3000億円かけ突起物…京の都では御法度
さらに、ハディッドさんと同じプリツカー賞の受賞歴を持つ世界的建築家、槇文彦さん(85)が、この競技場の建設にかかるコストがロンドンやアテネでの同規模の競技場の3倍にあたる3000億円にもなるため、計画の再考を訴えた経緯なども詳細に報じました。
ハディッドさんにとっては、突然降りかかってきた災難みたいなものですが、個人的には、とっぴなデザインをやたらと有り難がる昨今の風潮にも大いに問題があると思います。

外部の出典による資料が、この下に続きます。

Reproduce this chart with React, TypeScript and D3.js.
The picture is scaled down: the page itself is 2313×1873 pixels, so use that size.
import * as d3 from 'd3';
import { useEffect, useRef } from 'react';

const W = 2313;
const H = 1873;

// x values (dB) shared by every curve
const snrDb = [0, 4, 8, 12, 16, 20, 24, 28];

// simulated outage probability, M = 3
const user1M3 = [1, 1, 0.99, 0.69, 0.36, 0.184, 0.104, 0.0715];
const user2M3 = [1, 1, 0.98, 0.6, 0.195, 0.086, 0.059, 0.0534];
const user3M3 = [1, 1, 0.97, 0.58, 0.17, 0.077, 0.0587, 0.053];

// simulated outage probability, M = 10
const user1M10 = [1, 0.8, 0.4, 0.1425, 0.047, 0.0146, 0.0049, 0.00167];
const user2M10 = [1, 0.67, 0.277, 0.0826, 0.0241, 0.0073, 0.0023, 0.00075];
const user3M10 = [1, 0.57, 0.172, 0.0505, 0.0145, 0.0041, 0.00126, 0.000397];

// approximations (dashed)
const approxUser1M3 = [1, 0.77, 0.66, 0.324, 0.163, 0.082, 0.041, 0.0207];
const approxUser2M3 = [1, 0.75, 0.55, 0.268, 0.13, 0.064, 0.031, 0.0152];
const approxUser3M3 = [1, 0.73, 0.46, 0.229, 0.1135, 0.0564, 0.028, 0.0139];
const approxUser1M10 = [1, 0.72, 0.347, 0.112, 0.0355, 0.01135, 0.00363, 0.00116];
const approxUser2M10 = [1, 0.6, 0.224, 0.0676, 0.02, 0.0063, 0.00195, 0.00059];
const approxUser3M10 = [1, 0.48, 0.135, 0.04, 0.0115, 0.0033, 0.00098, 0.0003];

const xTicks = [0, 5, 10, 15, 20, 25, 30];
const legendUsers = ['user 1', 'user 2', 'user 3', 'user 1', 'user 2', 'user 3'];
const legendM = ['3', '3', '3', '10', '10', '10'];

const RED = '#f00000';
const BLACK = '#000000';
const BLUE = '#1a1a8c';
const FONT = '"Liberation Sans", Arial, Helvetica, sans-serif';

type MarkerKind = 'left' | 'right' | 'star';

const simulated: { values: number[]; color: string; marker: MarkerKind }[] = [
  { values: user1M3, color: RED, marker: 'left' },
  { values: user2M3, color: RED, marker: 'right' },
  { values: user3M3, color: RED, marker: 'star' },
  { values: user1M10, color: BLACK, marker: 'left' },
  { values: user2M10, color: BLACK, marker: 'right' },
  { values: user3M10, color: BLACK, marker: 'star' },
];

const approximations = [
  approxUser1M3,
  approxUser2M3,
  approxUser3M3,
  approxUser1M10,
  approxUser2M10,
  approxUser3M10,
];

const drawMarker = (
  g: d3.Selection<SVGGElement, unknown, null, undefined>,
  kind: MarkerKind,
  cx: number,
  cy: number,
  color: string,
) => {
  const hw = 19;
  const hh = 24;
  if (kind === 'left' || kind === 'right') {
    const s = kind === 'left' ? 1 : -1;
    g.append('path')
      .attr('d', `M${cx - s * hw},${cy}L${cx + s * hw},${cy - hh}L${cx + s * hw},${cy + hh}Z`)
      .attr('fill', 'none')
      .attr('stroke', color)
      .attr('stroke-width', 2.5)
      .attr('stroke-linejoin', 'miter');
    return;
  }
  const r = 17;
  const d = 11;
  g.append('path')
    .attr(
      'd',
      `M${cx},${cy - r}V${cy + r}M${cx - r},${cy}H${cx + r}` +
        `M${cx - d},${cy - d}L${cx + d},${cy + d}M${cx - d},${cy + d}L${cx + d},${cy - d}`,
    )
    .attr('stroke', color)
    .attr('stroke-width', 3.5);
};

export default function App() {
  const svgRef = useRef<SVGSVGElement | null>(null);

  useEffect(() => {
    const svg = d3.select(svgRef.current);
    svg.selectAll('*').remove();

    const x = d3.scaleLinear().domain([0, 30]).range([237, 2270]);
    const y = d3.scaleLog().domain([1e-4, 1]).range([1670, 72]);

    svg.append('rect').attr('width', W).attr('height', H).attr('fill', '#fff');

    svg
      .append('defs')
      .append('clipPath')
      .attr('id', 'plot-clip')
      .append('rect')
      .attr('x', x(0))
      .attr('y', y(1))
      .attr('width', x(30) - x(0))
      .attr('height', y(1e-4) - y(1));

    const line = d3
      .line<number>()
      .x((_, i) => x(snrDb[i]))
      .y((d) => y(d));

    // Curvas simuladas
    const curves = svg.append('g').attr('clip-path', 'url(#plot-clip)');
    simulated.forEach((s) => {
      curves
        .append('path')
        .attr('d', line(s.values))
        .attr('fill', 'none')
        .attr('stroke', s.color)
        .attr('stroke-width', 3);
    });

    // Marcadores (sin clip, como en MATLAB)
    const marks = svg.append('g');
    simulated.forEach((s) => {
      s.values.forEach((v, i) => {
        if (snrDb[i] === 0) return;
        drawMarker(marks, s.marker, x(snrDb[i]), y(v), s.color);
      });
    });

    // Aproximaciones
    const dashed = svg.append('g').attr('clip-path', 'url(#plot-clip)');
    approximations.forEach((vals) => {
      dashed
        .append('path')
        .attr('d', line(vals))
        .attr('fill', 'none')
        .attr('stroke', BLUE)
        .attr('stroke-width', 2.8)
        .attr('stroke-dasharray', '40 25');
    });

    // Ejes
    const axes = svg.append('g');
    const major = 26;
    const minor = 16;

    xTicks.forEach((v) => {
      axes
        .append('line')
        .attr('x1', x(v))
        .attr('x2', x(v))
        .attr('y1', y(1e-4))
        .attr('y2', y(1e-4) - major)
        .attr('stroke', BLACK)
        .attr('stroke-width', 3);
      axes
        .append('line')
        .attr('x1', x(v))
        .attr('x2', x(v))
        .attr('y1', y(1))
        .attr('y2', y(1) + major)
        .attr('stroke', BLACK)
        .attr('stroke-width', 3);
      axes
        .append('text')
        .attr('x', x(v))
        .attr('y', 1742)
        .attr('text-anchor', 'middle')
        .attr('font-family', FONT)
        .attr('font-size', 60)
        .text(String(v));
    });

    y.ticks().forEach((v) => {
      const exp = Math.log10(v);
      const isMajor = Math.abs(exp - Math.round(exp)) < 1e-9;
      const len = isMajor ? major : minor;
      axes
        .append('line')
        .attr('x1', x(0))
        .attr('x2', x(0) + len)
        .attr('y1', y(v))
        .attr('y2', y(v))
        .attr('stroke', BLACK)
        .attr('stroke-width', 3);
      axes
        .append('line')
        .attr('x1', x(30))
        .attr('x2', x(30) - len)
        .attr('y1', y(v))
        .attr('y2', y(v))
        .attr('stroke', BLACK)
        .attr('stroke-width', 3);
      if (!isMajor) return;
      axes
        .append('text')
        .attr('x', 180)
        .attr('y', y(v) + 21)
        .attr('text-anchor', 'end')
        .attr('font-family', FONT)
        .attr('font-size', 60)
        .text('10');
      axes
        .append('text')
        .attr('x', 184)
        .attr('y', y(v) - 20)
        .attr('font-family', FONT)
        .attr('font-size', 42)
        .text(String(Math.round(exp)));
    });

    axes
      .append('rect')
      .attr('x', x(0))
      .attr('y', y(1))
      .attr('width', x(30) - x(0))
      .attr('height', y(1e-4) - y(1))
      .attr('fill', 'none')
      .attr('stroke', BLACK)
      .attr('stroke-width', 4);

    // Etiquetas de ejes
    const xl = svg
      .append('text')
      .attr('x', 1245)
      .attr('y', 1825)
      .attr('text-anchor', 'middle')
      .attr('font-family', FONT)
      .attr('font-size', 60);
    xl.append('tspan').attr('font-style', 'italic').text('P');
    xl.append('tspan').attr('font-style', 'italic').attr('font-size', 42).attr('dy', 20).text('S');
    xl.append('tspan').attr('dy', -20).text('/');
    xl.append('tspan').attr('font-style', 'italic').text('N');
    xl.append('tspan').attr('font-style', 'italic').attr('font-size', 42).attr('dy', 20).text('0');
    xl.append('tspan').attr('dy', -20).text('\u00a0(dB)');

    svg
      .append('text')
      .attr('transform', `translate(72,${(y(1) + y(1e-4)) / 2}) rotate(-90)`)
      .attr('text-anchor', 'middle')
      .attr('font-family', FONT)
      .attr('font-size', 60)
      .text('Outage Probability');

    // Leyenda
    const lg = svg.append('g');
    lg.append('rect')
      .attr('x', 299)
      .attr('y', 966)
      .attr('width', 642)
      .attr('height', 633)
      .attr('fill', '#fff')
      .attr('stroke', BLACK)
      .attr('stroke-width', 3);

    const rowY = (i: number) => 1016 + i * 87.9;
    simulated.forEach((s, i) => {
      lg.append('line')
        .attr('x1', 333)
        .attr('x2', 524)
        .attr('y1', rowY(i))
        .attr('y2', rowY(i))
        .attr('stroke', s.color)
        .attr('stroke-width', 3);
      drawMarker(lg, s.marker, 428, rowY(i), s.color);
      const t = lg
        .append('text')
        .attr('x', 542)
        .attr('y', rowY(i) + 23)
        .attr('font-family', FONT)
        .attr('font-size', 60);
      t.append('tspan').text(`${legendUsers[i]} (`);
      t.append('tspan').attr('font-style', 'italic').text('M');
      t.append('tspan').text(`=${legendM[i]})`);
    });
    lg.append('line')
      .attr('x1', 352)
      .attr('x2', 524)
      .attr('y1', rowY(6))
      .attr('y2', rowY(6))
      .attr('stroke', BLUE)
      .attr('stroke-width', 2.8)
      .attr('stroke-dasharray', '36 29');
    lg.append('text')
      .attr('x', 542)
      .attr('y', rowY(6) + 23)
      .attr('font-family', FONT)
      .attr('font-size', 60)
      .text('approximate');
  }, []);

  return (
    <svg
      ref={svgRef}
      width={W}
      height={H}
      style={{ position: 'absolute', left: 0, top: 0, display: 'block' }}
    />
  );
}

それより何より、恐ろしいのは人間の先入観で、今回の下ネタ報道を機に、欧米では、同じドーハに2012年に完成したフランス人建築家ジャン・ヌーヴェル氏設計のドーハタワーが「タンポンビル」と再注目され始めたり、「どこどこにある、あのビルはポコチンに見える」(いちいち、どのビルかは書きませんよ、馬鹿らしい)といった話で妙に盛り上がっています。そういう風に見ようと思えば、いくらでも見えますからね。
ちなみに記者が住む京都市は景観保護のため、市内全域で広告物に厳しい規制が入ります。そのためマクドナルドの店舗でも、イメージカラーの鮮やかな赤色は使えず、店舗の外観もえび茶色だったり、黒っぽい地味な外観に変更。オレンジ色を全く使っていないモノトーンの看板の吉野屋の店舗まであり、他府県から来た人々が驚きます。マンションなどの建築物でも、基本、派手な外観は御法度です。
そこまでしろとは言いませんが、何十年後の未来に「ポコチン」だとか「あそこ」だとか「まるでラブホテル」だとか「ゲス成金」といった、嘲笑ネタにされる建築物を建てることはやめるべきだと思います。